TO DO: Keep to the lines from the line containing "Reproduce this chart with matplotlib." through the line containing "fontweight='bold', color='black', linespacing=1.38)": copy them exactly and leave every picture out.

INFORMATION SUPPLIED:
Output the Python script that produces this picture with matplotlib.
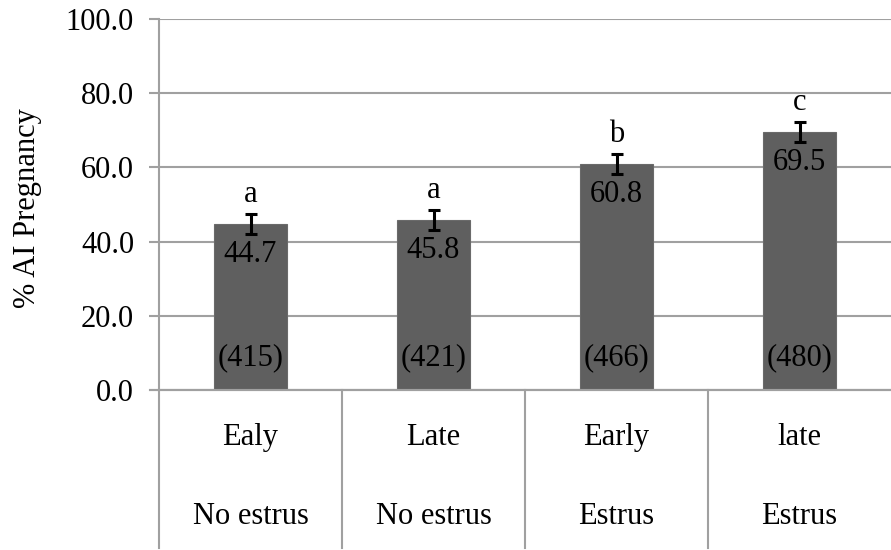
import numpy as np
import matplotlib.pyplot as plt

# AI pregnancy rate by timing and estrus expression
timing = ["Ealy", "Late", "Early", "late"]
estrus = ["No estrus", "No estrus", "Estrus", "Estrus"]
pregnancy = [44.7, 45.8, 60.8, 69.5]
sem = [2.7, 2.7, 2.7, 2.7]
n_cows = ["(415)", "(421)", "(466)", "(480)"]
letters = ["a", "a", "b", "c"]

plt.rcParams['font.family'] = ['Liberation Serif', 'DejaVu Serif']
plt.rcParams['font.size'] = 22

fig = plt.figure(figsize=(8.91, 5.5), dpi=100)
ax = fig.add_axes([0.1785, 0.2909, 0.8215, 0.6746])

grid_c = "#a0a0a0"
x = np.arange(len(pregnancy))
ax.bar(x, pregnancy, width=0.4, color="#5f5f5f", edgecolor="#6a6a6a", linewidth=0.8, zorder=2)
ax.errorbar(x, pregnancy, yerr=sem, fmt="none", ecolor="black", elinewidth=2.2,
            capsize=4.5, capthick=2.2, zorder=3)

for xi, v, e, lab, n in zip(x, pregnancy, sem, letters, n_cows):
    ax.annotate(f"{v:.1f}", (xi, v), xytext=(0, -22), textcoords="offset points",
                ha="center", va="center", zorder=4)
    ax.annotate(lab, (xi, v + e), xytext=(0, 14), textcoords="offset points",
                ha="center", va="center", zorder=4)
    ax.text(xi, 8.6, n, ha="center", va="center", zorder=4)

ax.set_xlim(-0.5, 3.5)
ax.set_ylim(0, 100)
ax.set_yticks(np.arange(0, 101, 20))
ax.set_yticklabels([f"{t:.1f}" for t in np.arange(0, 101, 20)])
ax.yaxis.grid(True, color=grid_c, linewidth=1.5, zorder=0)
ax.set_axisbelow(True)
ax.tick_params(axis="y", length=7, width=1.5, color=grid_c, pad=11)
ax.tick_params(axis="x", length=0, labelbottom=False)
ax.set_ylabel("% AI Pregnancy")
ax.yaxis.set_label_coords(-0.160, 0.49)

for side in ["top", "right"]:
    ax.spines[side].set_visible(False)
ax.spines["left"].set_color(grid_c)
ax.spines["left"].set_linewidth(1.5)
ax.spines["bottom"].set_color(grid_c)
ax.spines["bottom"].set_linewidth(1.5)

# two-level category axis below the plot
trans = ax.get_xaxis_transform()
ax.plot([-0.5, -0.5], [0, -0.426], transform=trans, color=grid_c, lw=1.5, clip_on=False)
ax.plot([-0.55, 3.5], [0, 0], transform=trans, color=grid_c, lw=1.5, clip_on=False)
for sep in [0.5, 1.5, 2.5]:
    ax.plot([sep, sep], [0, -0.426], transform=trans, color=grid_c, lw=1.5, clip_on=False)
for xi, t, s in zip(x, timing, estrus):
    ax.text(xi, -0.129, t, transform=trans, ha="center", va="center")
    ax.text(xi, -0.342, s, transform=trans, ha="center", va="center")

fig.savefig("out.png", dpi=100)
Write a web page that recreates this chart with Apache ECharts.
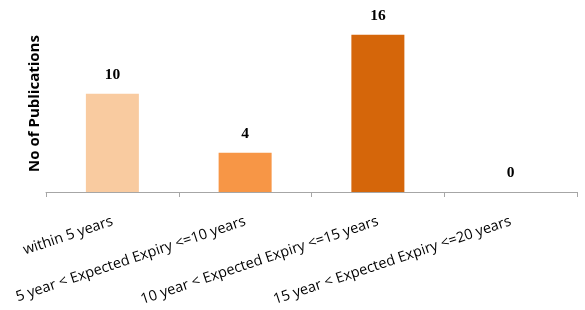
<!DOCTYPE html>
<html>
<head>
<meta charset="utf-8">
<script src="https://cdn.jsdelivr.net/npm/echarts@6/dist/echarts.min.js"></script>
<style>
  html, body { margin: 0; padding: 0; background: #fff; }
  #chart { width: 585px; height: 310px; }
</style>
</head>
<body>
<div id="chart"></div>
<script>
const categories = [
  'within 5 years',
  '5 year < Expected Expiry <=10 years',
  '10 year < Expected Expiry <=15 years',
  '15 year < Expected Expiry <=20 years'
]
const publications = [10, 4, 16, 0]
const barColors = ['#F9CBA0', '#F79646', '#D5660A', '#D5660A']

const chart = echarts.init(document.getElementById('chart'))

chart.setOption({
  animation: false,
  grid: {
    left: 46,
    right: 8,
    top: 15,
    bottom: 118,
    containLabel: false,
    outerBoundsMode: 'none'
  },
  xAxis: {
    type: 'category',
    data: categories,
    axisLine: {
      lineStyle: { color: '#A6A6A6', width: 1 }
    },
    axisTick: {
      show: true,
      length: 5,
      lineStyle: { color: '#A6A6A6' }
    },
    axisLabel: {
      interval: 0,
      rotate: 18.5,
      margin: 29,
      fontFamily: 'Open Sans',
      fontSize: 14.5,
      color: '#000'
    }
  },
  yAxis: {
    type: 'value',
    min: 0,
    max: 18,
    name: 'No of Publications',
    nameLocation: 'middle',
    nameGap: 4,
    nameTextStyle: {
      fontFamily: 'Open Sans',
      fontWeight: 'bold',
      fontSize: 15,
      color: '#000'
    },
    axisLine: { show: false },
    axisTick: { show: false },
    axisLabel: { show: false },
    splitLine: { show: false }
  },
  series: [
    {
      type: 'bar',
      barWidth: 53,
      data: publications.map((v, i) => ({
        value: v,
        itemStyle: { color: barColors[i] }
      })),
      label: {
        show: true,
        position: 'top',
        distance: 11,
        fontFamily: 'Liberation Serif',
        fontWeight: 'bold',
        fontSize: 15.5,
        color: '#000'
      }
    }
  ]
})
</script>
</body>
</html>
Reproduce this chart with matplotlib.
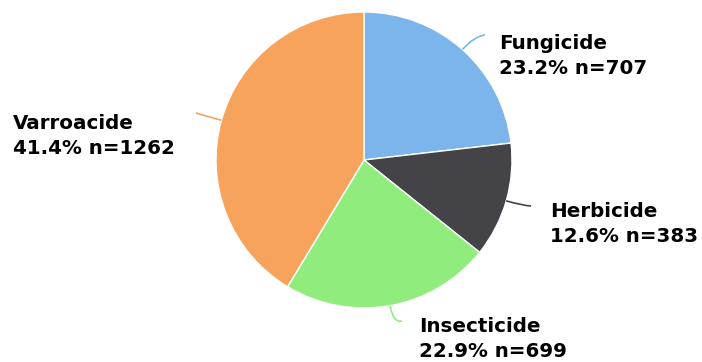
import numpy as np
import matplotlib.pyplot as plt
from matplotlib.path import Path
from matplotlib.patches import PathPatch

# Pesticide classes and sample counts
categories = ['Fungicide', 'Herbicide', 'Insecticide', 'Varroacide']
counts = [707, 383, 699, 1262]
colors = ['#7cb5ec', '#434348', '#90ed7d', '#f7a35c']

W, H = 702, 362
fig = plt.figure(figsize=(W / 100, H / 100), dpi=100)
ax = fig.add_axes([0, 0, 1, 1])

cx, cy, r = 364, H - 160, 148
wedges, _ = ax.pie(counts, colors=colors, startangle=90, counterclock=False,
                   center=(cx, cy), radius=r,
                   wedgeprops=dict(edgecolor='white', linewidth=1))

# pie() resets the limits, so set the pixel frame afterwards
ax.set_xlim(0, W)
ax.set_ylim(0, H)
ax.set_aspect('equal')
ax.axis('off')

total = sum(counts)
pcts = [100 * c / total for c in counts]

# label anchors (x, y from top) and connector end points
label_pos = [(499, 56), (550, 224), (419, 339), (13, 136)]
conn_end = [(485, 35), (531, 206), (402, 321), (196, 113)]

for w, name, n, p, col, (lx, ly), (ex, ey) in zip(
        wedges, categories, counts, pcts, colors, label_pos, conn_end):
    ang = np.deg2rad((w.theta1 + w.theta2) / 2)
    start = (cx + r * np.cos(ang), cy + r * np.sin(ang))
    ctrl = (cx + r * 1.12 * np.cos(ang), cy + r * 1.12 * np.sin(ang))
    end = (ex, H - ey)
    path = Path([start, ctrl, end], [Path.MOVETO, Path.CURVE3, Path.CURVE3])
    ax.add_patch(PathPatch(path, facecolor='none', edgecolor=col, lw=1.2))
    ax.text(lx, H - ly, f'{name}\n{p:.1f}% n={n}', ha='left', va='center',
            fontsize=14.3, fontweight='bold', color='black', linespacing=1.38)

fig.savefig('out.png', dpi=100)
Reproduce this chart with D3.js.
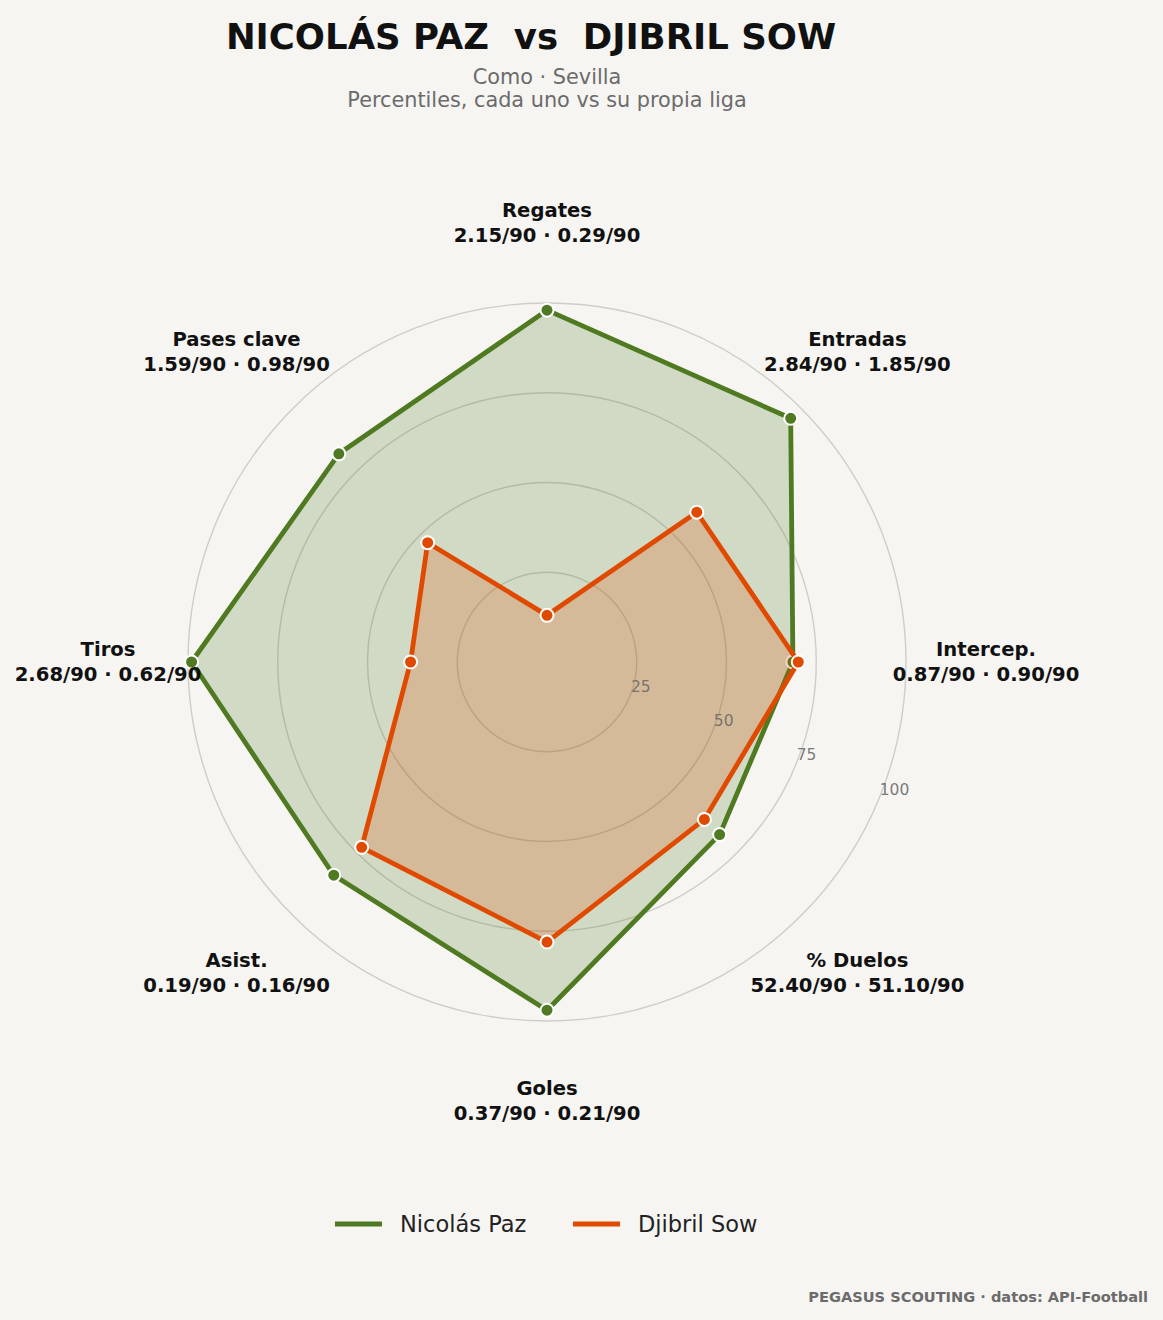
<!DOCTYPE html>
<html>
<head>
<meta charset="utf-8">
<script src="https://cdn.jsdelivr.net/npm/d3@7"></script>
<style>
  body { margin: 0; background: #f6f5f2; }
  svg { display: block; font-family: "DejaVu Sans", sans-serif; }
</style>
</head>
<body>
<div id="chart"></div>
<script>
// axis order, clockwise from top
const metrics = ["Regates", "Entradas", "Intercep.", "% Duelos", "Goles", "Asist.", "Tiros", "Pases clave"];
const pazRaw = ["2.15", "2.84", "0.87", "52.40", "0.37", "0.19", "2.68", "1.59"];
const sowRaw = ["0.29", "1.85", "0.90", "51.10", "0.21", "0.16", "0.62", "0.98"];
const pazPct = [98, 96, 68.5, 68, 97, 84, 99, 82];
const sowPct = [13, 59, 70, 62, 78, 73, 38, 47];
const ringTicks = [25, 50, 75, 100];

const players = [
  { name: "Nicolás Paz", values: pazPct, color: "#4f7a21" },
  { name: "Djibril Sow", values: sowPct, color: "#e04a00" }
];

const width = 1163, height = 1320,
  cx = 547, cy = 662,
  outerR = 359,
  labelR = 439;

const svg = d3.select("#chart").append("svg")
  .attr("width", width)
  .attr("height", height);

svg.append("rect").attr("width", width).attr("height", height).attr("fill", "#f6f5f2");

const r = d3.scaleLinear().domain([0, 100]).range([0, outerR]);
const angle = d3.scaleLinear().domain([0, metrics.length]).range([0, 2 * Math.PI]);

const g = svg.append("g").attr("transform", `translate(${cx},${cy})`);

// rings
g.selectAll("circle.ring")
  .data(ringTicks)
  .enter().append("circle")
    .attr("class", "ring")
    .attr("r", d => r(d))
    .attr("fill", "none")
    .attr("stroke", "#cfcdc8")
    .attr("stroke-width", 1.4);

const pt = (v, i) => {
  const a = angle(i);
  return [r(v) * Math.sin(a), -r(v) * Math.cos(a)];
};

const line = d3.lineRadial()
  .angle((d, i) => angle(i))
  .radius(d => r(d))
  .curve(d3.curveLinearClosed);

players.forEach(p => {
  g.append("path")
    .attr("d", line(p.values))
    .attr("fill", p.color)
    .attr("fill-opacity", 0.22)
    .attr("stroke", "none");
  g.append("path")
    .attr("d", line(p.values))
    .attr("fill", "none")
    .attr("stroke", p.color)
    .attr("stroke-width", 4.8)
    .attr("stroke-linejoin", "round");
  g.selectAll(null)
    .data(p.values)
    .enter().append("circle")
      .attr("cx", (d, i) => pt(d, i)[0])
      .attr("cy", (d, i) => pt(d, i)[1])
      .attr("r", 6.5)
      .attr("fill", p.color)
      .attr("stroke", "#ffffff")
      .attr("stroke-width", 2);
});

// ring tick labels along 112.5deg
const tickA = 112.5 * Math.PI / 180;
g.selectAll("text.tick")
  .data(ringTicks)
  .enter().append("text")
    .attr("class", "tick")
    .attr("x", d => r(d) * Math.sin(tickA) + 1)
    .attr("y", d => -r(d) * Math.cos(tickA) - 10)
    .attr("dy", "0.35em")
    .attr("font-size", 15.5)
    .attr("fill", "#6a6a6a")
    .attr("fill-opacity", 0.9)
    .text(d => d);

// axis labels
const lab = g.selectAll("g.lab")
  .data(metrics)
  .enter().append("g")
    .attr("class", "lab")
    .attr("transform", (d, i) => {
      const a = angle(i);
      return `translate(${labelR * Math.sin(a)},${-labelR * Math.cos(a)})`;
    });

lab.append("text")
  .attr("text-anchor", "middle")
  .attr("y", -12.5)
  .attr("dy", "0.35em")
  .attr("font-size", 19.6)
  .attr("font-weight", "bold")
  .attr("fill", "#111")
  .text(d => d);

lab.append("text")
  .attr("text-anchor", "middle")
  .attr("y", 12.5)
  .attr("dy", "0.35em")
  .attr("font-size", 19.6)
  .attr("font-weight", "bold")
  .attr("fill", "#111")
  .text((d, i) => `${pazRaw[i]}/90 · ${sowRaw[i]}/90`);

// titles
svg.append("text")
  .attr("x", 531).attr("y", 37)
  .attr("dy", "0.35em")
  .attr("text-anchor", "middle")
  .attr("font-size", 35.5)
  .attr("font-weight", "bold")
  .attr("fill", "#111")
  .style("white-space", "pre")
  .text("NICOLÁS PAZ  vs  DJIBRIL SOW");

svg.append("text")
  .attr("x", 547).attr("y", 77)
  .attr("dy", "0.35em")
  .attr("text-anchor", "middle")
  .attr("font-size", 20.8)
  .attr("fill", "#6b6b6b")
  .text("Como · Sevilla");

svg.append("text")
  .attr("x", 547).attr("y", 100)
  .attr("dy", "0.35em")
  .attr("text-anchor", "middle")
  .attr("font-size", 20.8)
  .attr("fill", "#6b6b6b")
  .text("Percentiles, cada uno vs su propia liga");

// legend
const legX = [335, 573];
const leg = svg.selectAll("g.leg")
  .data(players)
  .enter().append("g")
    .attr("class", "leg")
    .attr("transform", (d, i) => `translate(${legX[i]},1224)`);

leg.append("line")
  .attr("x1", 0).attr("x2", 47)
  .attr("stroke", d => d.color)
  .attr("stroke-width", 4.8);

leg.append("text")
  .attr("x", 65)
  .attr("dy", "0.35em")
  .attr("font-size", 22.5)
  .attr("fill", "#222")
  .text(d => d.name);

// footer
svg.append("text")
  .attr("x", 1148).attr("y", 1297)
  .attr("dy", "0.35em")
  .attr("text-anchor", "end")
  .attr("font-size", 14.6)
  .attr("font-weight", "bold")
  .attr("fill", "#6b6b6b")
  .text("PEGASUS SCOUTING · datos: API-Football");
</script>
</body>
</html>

WRITTEN ANSWER:
Reproduce this chart with matplotlib.
import numpy as np
import matplotlib.pyplot as plt
from matplotlib.path import Path
from matplotlib.patches import PathPatch

# Pesticide classes and sample counts
categories = ['Fungicide', 'Herbicide', 'Insecticide', 'Varroacide']
counts = [707, 383, 699, 1262]
colors = ['#7cb5ec', '#434348', '#90ed7d', '#f7a35c']

W, H = 702, 362
fig = plt.figure(figsize=(W / 100, H / 100), dpi=100)
ax = fig.add_axes([0, 0, 1, 1])

cx, cy, r = 364, H - 160, 148
wedges, _ = ax.pie(counts, colors=colors, startangle=90, counterclock=False,
                   center=(cx, cy), radius=r,
                   wedgeprops=dict(edgecolor='white', linewidth=1))

# pie() resets the limits, so set the pixel frame afterwards
ax.set_xlim(0, W)
ax.set_ylim(0, H)
ax.set_aspect('equal')
ax.axis('off')

total = sum(counts)
pcts = [100 * c / total for c in counts]

# label anchors (x, y from top) and connector end points
label_pos = [(499, 56), (550, 224), (419, 339), (13, 136)]
conn_end = [(485, 35), (531, 206), (402, 321), (196, 113)]

for w, name, n, p, col, (lx, ly), (ex, ey) in zip(
        wedges, categories, counts, pcts, colors, label_pos, conn_end):
    ang = np.deg2rad((w.theta1 + w.theta2) / 2)
    start = (cx + r * np.cos(ang), cy + r * np.sin(ang))
    ctrl = (cx + r * 1.12 * np.cos(ang), cy + r * 1.12 * np.sin(ang))
    end = (ex, H - ey)
    path = Path([start, ctrl, end], [Path.MOVETO, Path.CURVE3, Path.CURVE3])
    ax.add_patch(PathPatch(path, facecolor='none', edgecolor=col, lw=1.2))
    ax.text(lx, H - ly, f'{name}\n{p:.1f}% n={n}', ha='left', va='center',
            fontsize=14.3, fontweight='bold', color='black', linespacing=1.38)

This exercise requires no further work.